Ed Ellis, president of Iowa Pacific Holdings, told the Glens Falls Post-Star that his company hasn’t received any proposals from tank car owners to store cars on the line. Instead, Ellis said some open-topped hopper cars used to transport stone may be stored on the little-used tracks.

Nothing in the report, however, indicated that the threat had gone away. New safety regulations means thousands of oil and ethanol tank cars are being taken out of service; owners are looking for lines on which to store them.

Just because Iowa Pacific hasn’t received any proposals for storage doesn’t mean some might not be forthcoming.

Those who would protect the wilderness cannot let down their guard — against this or any other plans that would threaten the Adirondack environment.

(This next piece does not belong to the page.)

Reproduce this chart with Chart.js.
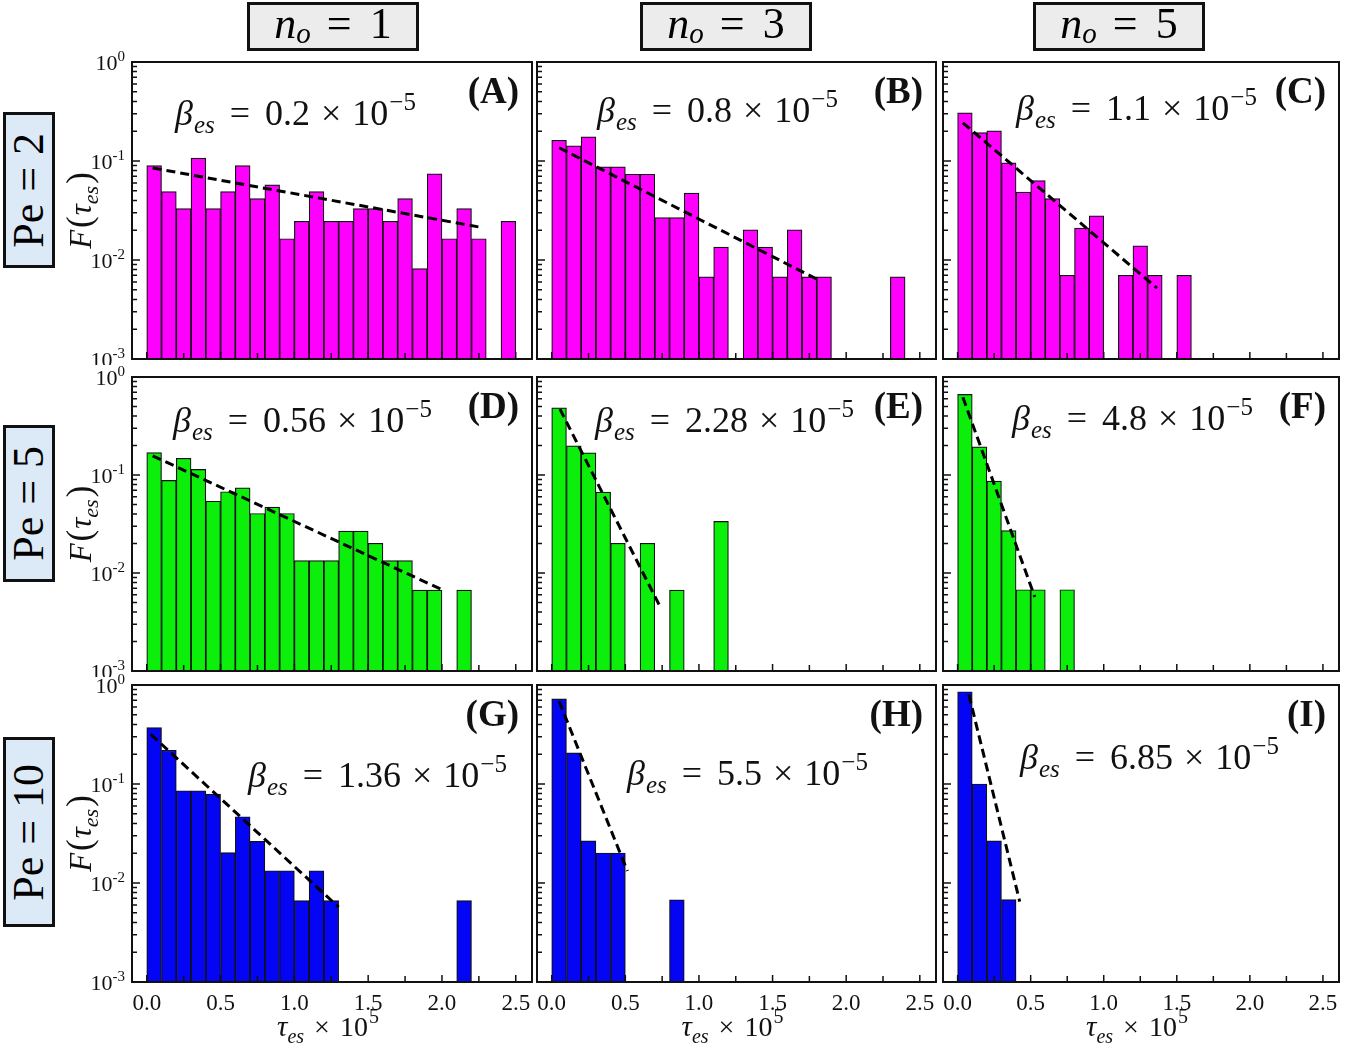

The very idea of storing old oil tankers in the midst of some of the state’s tallest mountains and wildest rivers was short-sighted, to say the least. As made clear by the Adirondack Council, such tankers could cause environmental damage to three scenic rivers and the “forever wild” Adirondack Forest Preserve, established in 1885 through the tireless efforts of Verplanck Colvin.

Colvin, a surveyor from Albany foresaw destruction of the pristine wilderness by unchecked logging and lobbied to protect it. His efforts led to the creation of the Adirondack Park in 1892.
Today, it’s a 6-million-acre public/private patchwork of property like no other wilderness in America. Like Colvin, it is incumbent upon all of us to do whatever is necessary to protect it.